Write America is a new author series created by writer Roger Rosenblatt, featuring award-winning, nationally-renowned authors, and new and emerging writers, in readings and conversation each week about how books and art might bridge the deep divisions in our nation.
REGISTRATION on Crowdcast is required for this event.
About the authors:
Former Vice President Al Gore
Former Vice President Al Gore is a founding partner and chairman of Generation Investment Management, and the founder and chairman of The Climate Reality Project, a nonprofit devoted to solving the climate crisis. He is also a senior partner at Kleiner Perkins Caufield & Byers and a member of Apple Inc.’s board of directors.
Gore was elected to the U.S. House of Representatives in 1976, 1978, 1980, and 1982 and to the U.S. Senate in 1984 and 1990. He was inaugurated as the 45th vice president of the United States on January 20, 1993, and served eight years.
He is the author of the #1 New York Times best-sellers "An Inconvenient Truth" and "The Assault on Reason," and the best-sellers “Earth in the Balance,” "Our Choice: A Plan To Solve the Climate Crisis," "The Future: Six Drivers of Global Change," and most recently, The New York Times best-seller "An Inconvenient Sequel: Truth to Power.”
He is the subject of the documentary movie “An Inconvenient Truth,” which won two Oscars in 2006 -- and a second documentary in 2017, “An Inconvenient Sequel: Truth to Power.” In 2007, Gore was awarded the Nobel Peace Prize, along with the Intergovernmental Panel on Climate Change, for “informing the world of the dangers posed by climate change.”
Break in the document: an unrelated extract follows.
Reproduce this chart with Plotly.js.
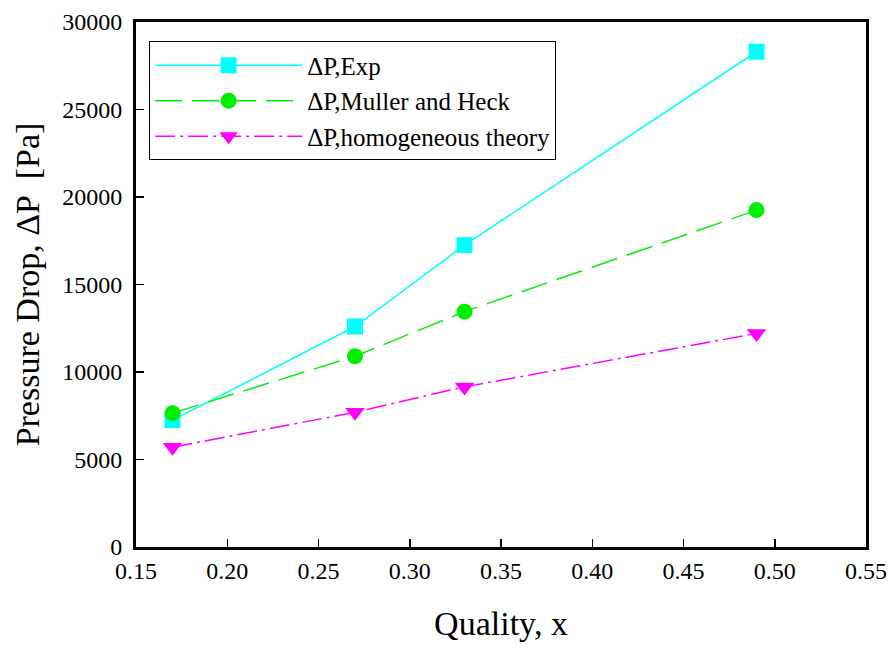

ROGER ROSENBLATT whose work has been published in 14 languages, is the author of five New York Times Notable Books of the Year, and three Times bestsellers, including the memoirs Kayak Morning, The Boy Detective and Making Toast, originally an essay in the New Yorker. The Story I Am, a collection on writing and the writing life was published in April of 2020 and Cold Moon: On Life, Love, and Responsibility was published in October. He has also written seven off-Broadway plays, notably the one-person Free Speech in America , that he performed at the American Place Theater, named one of the Times’s “Ten Best Plays of 1991.” In 2019, The Bay Street Theater in Sag Harbor produced "Lives in the Basement, Does Nothing," his one-person musical play about the writing life, for which he played jazz piano.
The Distinguished Professor of English and Writing at Stony Brook, he formerly held the Briggs-Copeland appointment in creative writing at Harvard, where he earned his Ph.D. In 1985, he was on the short list for NASA’s Journalist in Space, before the Challenger shuttle tragedy ended the program. Among his honors are two George Polk Awards; the Peabody, and the Emmy, for his essays at Time magazine and on PBS; a Fulbright to Ireland, where he played on the Irish International Basketball Team; seven honorary doctorates; the Kenyon Review Award for Lifetime Literary Achievement; and the President’s Medal from the Chautauqua Institution for his body of work.
Recently, he was honored by the Fulbright Association on its 75th anniversary. In 2021, he created Write America, a weekly national reading series, to foster the healing of political and racial divisions in the country.